## Task description
Leave out the pictures, and write out exactly the lines from the beginning of the material to the line holding "center_r = 0.1", that line included, and nothing else.

## Material
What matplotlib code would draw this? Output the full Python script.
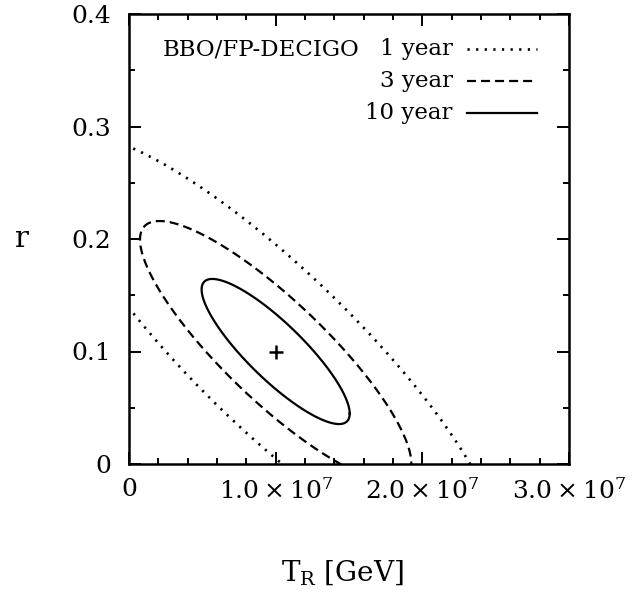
import numpy as np
import matplotlib
matplotlib.use('Agg')
import matplotlib.pyplot as plt
from matplotlib.ticker import MultipleLocator

plt.rcParams['font.family'] = 'DejaVu Serif'
plt.rcParams['mathtext.fontset'] = 'dejavuserif'
plt.rcParams['lines.scale_dashes'] = False

# fiducial point
center_T = 1.0e7
center_r = 0.1

# error ellipses (half extents along each axis + correlation)
years = ['1 year', '3 year', '10 year']
half_T = [1.52e7, 0.925e7, 0.505e7]
half_r = [0.193, 0.116, 0.0645]
corr = [-0.87, -0.857, -0.855]
styles = [(0, (1.6, 4.6)), (0, (6.5, 3.6)), '-']
widths = [1.9, 1.6, 1.6]

xticks = [0, 1.0e7, 2.0e7, 3.0e7]
xtick_labels = ['0', r'$1.0\times10^{7}$', r'$2.0\times10^{7}$', r'$3.0\times10^{7}$']
yticks = [0, 0.1, 0.2, 0.3, 0.4]
ytick_labels = ['0', '0.1', '0.2', '0.3', '0.4']

fig = plt.figure(figsize=(6.34, 5.94), dpi=100)
ax = fig.add_axes([129/634, 1-464/594, 440/634, 450/594])

t = np.linspace(0, 2*np.pi, 600)
for i in range(len(years)):
    phi = np.arccos(corr[i])
    x = center_T + half_T[i]*np.cos(t)
    y = center_r + half_r[i]*np.cos(t + phi)
    ax.plot(x, y, color='black', lw=widths[i], linestyle=styles[i])

ax.plot(center_T, center_r, marker='+', color='black', ms=10, mew=1.8)

ax.set_xlim(0, 3.0e7)
ax.set_ylim(0, 0.4)
ax.set_xticks(xticks)
ax.set_xticklabels(xtick_labels)
ax.set_yticks(yticks)
ax.set_yticklabels(ytick_labels)
ax.xaxis.set_minor_locator(MultipleLocator(0.2e7))
ax.yaxis.set_minor_locator(MultipleLocator(0.05))
ax.tick_params(which='both', direction='in', top=True, right=True, width=1.4, labelsize=18)
ax.tick_params(which='major', length=8.5)
ax.tick_params(which='minor', length=4)
ax.tick_params(axis='x', pad=10)
ax.tick_params(axis='y', pad=13)
for s in ax.spines.values():
    s.set_linewidth(1.8)

ax.set_xlabel(r'$\mathrm{T_R}$ [GeV]', fontsize=20)
ax.xaxis.set_label_coords(0.486, -0.242)
ax.xaxis.label.set_va('center')
ax.set_ylabel('r', fontsize=21, rotation=0)
ax.yaxis.set_label_coords(-0.243, 0.5)
ax.yaxis.label.set_va('center')

# legend drawn by hand, labels right aligned
ax.text(0.077, 0.92, 'BBO/FP-DECIGO', transform=ax.transAxes, fontsize=16.5, ha='left', va='center')
rows = [0.922, 0.851, 0.780]
for i in range(len(years)):
    ax.text(0.736, rows[i], years[i], transform=ax.transAxes, fontsize=16.5, ha='right', va='center')
    ax.plot([0.768, 0.927], [rows[i], rows[i]], transform=ax.transAxes, color='black',
            lw=widths[i], linestyle=styles[i])

plt.savefig('out.png', dpi=100)
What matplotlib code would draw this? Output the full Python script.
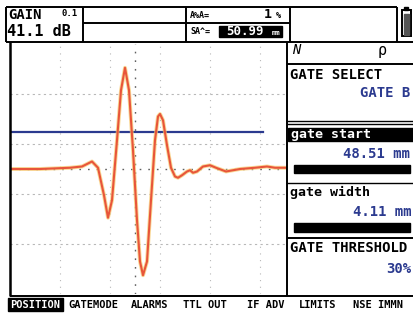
import matplotlib
matplotlib.use("Agg")
import matplotlib.pyplot as plt
from matplotlib.patches import Rectangle

# A-scan trace (x in divisions, amplitude in % of half screen)
trace_x = [0.0, 0.6, 1.2, 1.44, 1.64, 1.76, 1.88, 1.96, 2.04, 2.14, 2.22, 2.30, 2.38,
           2.46, 2.54, 2.60, 2.66, 2.74, 2.82, 2.90, 2.96, 3.00, 3.06, 3.14, 3.22,
           3.30, 3.36, 3.44, 3.54, 3.60, 3.66, 3.74, 3.86, 4.00, 4.12, 4.32, 4.60,
           4.90, 5.14, 5.30, 5.54]
trace_y = [0, 0, 1, 2, 6, 1, -21, -39, -25, 23, 63, 81, 63,
           15, -41, -74, -85, -74, -25, 23, 42, 44, 39, 19, 1,
           -6, -7, -5, -2, -1, -3, -2, 2, 3, 1, -2, 0,
           1, 2, 1, 1]

gate_level = 30
gate_end = 5.06

header_gain = "41.1 dB"
gain_step = "0.1"
amp_ratio = "1"
sound_path = "50.99"
menu_items = ["POSITION", "GATEMODE", "ALARMS", "TTL OUT", "IF ADV", "LIMITS", "NSE IMMN"]
menu_x = [35, 93, 150, 205, 266, 318, 378]

W, H = 414, 315
fig = plt.figure(figsize=(W / 100, H / 100), dpi=100)
fig.patch.set_facecolor("white")

# scope area: px 10..287 horizontally, 44..294 vertically
ax = fig.add_axes([10 / W, (H - 294) / H, 277 / W, 250 / H])
ax.set_xlim(0, 5.54)
ax.set_ylim(-100, 100)
ax.set_xticks([])
ax.set_yticks([])
for s in ax.spines.values():
    s.set_visible(False)

for gx in [1, 2, 3, 4, 5]:
    ax.axvline(gx, color="#b8b8b8", lw=0.8, ls=(0, (1, 5)))
for gy in [-60, -20, 20, 60]:
    ax.axhline(gy, color="#b8b8b8", lw=0.8, ls=(0, (2, 3)))
ax.axvline(2.5, color="#606060", lw=1.0, ls=(0, (1.2, 5)))
ax.axhline(0, color="#606060", lw=1.0, ls=(0, (1.2, 5)))

ax.plot([0, gate_end], [gate_level, gate_level], color="#2b3a8f", lw=1.6)
ax.plot(trace_x, trace_y, color="#f7c86a", lw=2.8, alpha=0.7)
ax.plot(trace_x, trace_y, color="#e8553a", lw=1.5)

# overlay in pixel coords for frame, header, side panel and menu
ov = fig.add_axes([0, 0, 1, 1], zorder=3)
ov.set_xlim(0, W)
ov.set_ylim(H, 0)
ov.axis("off")
ov.patch.set_alpha(0)

k = "black"
mono = "DejaVu Sans Mono"


def line(x0, y0, x1, y1, lw=1.4):
    ov.plot([x0, x1], [y0, y1], color=k, lw=lw, solid_capstyle="butt")


# header boxes
line(6, 7, 397, 7)
line(6, 42, 414, 42)
for xv in [6, 83, 186, 290, 397]:
    line(xv, 7, xv, 42)
line(83, 23, 290, 23)
line(10, 42, 10, 296, lw=1.8)
line(287, 42, 287, 296)
line(10, 296, 414, 296)

ov.text(8, 15, "GAIN", fontsize=10, family=mono, weight="bold", va="center")
ov.text(62, 14, gain_step, fontsize=6.5, family=mono, weight="bold", va="center")
ov.text(7, 31, header_gain, fontsize=11, family=mono, weight="bold", va="center")
ov.text(190, 15, "A%A=", fontsize=6, family=mono, weight="bold", va="center")
ov.text(272, 15, amp_ratio, fontsize=9.5, family=mono, weight="bold", va="center", ha="right")
ov.text(276, 16, "%", fontsize=6, family=mono, weight="bold", va="center")
ov.text(190, 32, "SA^=", fontsize=6, family=mono, weight="bold", va="center")
ov.add_patch(Rectangle((219, 26), 63, 11, color=k))
ov.text(226, 31.5, sound_path, fontsize=9, family=mono, weight="bold", va="center", color="white")
ov.text(272, 33, "mm", fontsize=5, family=mono, weight="bold", va="center", color="white")

# battery icon
ov.add_patch(Rectangle((402, 10), 9, 26, fill=False, ec=k, lw=1.4))
ov.add_patch(Rectangle((404, 14), 5, 21, color="#555555"))
ov.add_patch(Rectangle((404.5, 7), 4, 3, color=k))

# right panel
ov.text(292, 50, "N", fontsize=10, family=mono, style="italic", va="center")
ov.text(378, 51, "\u03c1", fontsize=11, family=mono, va="center")
line(287, 64, 414, 64)
ov.text(290, 75, "GATE SELECT", fontsize=10, family=mono, weight="bold", va="center")
ov.text(360, 93, "GATE B", fontsize=10, family=mono, weight="bold", va="center", color="#2b3a8f")
line(287, 121, 414, 121, lw=1.0)
line(287, 124, 414, 124, lw=1.0)
ov.add_patch(Rectangle((288, 128), 126, 13, color=k))
ov.text(291, 134.5, "gate start", fontsize=9.5, family=mono, weight="bold", va="center", color="white")
ov.text(343, 154, "48.51 mm", fontsize=10, family=mono, weight="bold", va="center", color="#2b3a8f")
ov.add_patch(Rectangle((294, 165), 116, 8, color=k))
line(287, 183, 414, 183, lw=1.0)
ov.text(290, 192, "gate width", fontsize=9.5, family=mono, weight="bold", va="center")
ov.text(353, 212, "4.11 mm", fontsize=10, family=mono, weight="bold", va="center", color="#2b3a8f")
ov.add_patch(Rectangle((294, 223), 116, 9, color=k))
line(287, 238, 414, 238)
ov.text(290, 248, "GATE THRESHOLD", fontsize=10, family=mono, weight="bold", va="center")
ov.text(386, 269, "30%", fontsize=10, family=mono, weight="bold", va="center", color="#2b3a8f")

# menu bar
ov.add_patch(Rectangle((8, 298), 55, 13, color=k))
for i, (name, mx) in enumerate(zip(menu_items, menu_x)):
    ov.text(mx, 304.5, name, fontsize=7.5, family=mono, weight="bold", ha="center", va="center",
            color="white" if i == 0 else k)

fig.savefig("out.png", dpi=100)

## Full solution
What matplotlib code would draw this? Output the full Python script.
import numpy as np
import matplotlib
matplotlib.use('Agg')
import matplotlib.pyplot as plt
from matplotlib.ticker import MultipleLocator

plt.rcParams['font.family'] = 'DejaVu Serif'
plt.rcParams['mathtext.fontset'] = 'dejavuserif'
plt.rcParams['lines.scale_dashes'] = False

# fiducial point
center_T = 1.0e7
center_r = 0.1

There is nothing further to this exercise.